— start Information provided —

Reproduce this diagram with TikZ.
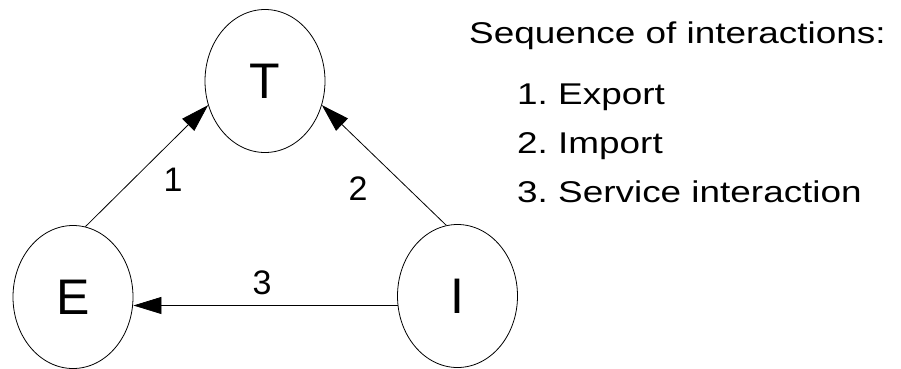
\documentclass[tikz,border=0pt]{standalone}
\usepackage{fontspec}
\setmainfont{Liberation Sans}
\newfontfamily\widefont[FakeStretch=1.23]{Liberation Sans}
\usetikzlibrary{arrows.meta,shapes.geometric}

\begin{document}
\begin{tikzpicture}[x=1pt, y=-1pt,
        party/.style={draw, ellipse, line width=0.8pt, minimum width=120pt, minimum height=143pt, inner sep=0pt, font=\fontsize{50}{60}\selectfont},
        flow/.style={line width=0.8pt, -{Triangle[length=28pt, width=17pt]}},
        tag/.style={font=\fontsize{34}{40}\selectfont},
        item/.style={anchor=base west, inner sep=0pt, font=\widefont\fontsize{30}{36}\selectfont}]
                \useasboundingbox (0,0) rectangle (901,368);

                \node[party] (T) at (265,81) {T};
                \node[party] (E) at (73,297) {E};
                \node[party] (I) at (457.5,296) {I};

                \draw[flow] (E.80) -- (T.203);
                \draw[flow] (I.99) -- (T.337);
                \draw[flow] (I.189) -- (E.east |- I.189);

                \node[tag] (n1) at (173,180) {1};
                \node[tag] (n2) at (358,189) {2};
                \node[tag] (n3) at (262,283) {3};

                \node[item] (head) at (469,43) {Sequence of interactions:};
                \node[item] (step1) at (517,104) {1.\ Export};
                \node[item] (step2) at (517,153) {2.\ Import};
                \node[item] (step3) at (517,202) {3.\ Service interaction};
            \end{tikzpicture}
\end{document}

— end Information provided —

— Work to be completed —
Write out the lines from the start of the material to the line with "(E.east |- I.189);", inclusive and exactly. Skip the pictures.

— In response —
Reproduce this diagram with TikZ.
\documentclass[tikz,border=0pt]{standalone}
\usepackage{fontspec}
\setmainfont{Liberation Sans}
\newfontfamily\widefont[FakeStretch=1.23]{Liberation Sans}
\usetikzlibrary{arrows.meta,shapes.geometric}

\begin{document}
\begin{tikzpicture}[x=1pt, y=-1pt,
        party/.style={draw, ellipse, line width=0.8pt, minimum width=120pt, minimum height=143pt, inner sep=0pt, font=\fontsize{50}{60}\selectfont},
        flow/.style={line width=0.8pt, -{Triangle[length=28pt, width=17pt]}},
        tag/.style={font=\fontsize{34}{40}\selectfont},
        item/.style={anchor=base west, inner sep=0pt, font=\widefont\fontsize{30}{36}\selectfont}]
                \useasboundingbox (0,0) rectangle (901,368);

                \node[party] (T) at (265,81) {T};
                \node[party] (E) at (73,297) {E};
                \node[party] (I) at (457.5,296) {I};

                \draw[flow] (E.80) -- (T.203);
                \draw[flow] (I.99) -- (T.337);
                \draw[flow] (I.189) -- (E.east |- I.189);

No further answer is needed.